Une autre lettre, adressée du même lieu au général don Miguel Alava, prouve que ce n’était pas seulement contre la négligence et la mauvaise volonté du gouvernement anglais que lord Wellington avait à lutter.

« Je suis fâché de vous informer qu’il n’est pas venu de bateaux dans le port de Passage, pour les opérations du siége de Saint-Sébastien, et qu’il n’y a pas de cartes du pays pour cette opération. Je ferai savoir à la population de ces provinces que ses magistrats ne m’ont pas donné d’assistance, et ne m’ont rien fourni de ce qui était nécessaire pour délivrer ce pays de l’ennemi. Je ferai en outre connaître mon opinion sur cette conduite à toute l’Espagne.

« Voici une lettre que j’ai reçue de M. Dunmore au sujet du peu de secours donné par la ville de Vittoria. Le peuple de cette ville et de ces provinces verra, par expérience, la différence qu’il y aura si, par manque d’assistance, je suis obligé de les abandonner à l’ennemi.

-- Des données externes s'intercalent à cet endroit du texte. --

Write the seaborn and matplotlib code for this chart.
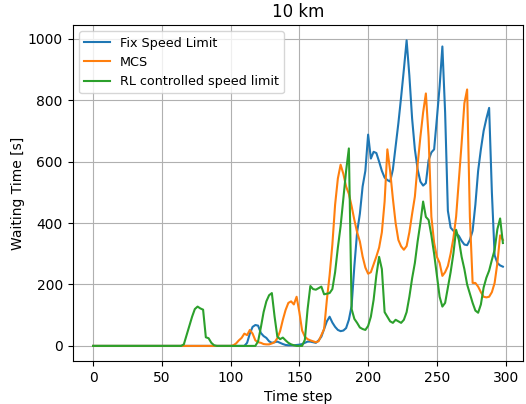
import matplotlib
matplotlib.use('Agg')
import matplotlib.pyplot as plt
import seaborn as sns
import numpy as np
import pandas as pd

# time steps sampled every 2 steps
time_step = np.arange(0, 300, 2)

fix_speed = [0] * 56 + [
    10, 40, 62, 68, 66, 42, 32, 26, 15, 10,
    12, 14, 10, 6, 3, 2, 2, 2, 3, 4,
    6, 10, 14, 14, 12, 10, 18, 30, 55, 80,
    95, 76, 62, 52, 48, 50, 58, 85, 130, 260,
    370, 430, 519, 570, 688, 610, 632, 628, 600, 570,
    548, 540, 535, 574, 650, 725, 810, 900, 995, 880,
    740, 640, 575, 535, 522, 530, 605, 630, 640, 740,
    845, 975, 760, 440, 385, 375, 366, 358, 342, 330,
    328, 345, 375, 460, 570, 640, 700, 740, 775, 500,
    295, 270, 262, 258]

mcs = [0] * 51 + [
    2, 8, 18, 26, 40, 35, 52, 40, 18, 12,
    10, 6, 5, 5, 8, 12, 25, 48, 85, 117,
    140, 145, 135, 160, 110, 50, 30, 22, 18, 15,
    12, 15, 35, 55, 150, 230, 330, 460, 545, 590,
    560, 519, 495, 455, 410, 370, 340, 291, 255, 235,
    240, 265, 291, 320, 370, 470, 640, 570, 480, 400,
    345, 324, 313, 325, 370, 430, 486, 590, 680, 760,
    822, 680, 421, 336, 290, 270, 228, 240, 260, 300,
    350, 421, 540, 660, 790, 835, 420, 205, 205, 193,
    175, 160, 158, 160, 175, 205, 270, 360, 345]

rl_speed = [0] * 33 + [
    5, 35, 65, 95, 120, 128, 122, 118, 28, 25, 10, 2] + [0] * 15 + [
    15, 60, 110, 145, 165, 172, 95, 30, 22, 27,
    18, 10, 5, 2, 0, 0, 0, 20, 120, 195,
    185, 183, 188, 193, 168, 170, 172, 185, 240, 320,
    390, 480, 570, 643, 120, 88, 75, 60, 55, 52,
    65, 95, 150, 230, 290, 250, 110, 95, 80, 75,
    85, 80, 75, 85, 110, 160, 220, 270, 340, 400,
    470, 420, 410, 360, 300, 230, 160, 128, 140, 190,
    240, 300, 378, 345, 290, 250, 200, 170, 140, 115,
    108, 135, 190, 222, 245, 280, 313, 380, 415, 335]

labels = ["Fix Speed Limit", "MCS", "RL controlled speed limit"]
colors = ["#1f77b4", "#ff7f0e", "#2ca02c"]

df = pd.DataFrame({"Time step": time_step,
                   labels[0]: fix_speed,
                   labels[1]: mcs,
                   labels[2]: rl_speed})

fig = plt.figure(figsize=(5.26, 4.04), dpi=100)
ax = fig.add_axes([0.138, 0.106, 0.857, 0.832])

for name, c in zip(labels, colors):
    sns.lineplot(data=df, x="Time step", y=name, color=c, label=name, linewidth=1.5, ax=ax)

ax.grid(True, color="#b0b0b0", linewidth=0.8)
ax.set_title("10 km")
ax.set_xlabel("Time step")
ax.set_ylabel("Waiting Time [s]", labelpad=2)
ax.set_xticks([0, 50, 100, 150, 200, 250, 300])
ax.set_yticks([0, 200, 400, 600, 800, 1000])
ax.legend(loc="upper left", fontsize=9.2)

fig.savefig("out.png", dpi=100)
plt.close(fig)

« Voici encore un rapport que j’ai reçu de Bilbao, d’après lequel les magistrats ont refusé de nous donner la jouissance des couvens, pour établir nos hôpitaux. Je vous prie d’observer que ces hôpitaux sont demandés pour les officiers et les soldats blessés en se battant pour ce pays, et je pense qu’il faut prendre des mesures pour obliger ces magistrats à accorder les secours qu’on leur demande. Dans tous les cas, je ferai en sorte que le pays tout entier connaisse leur conduite. »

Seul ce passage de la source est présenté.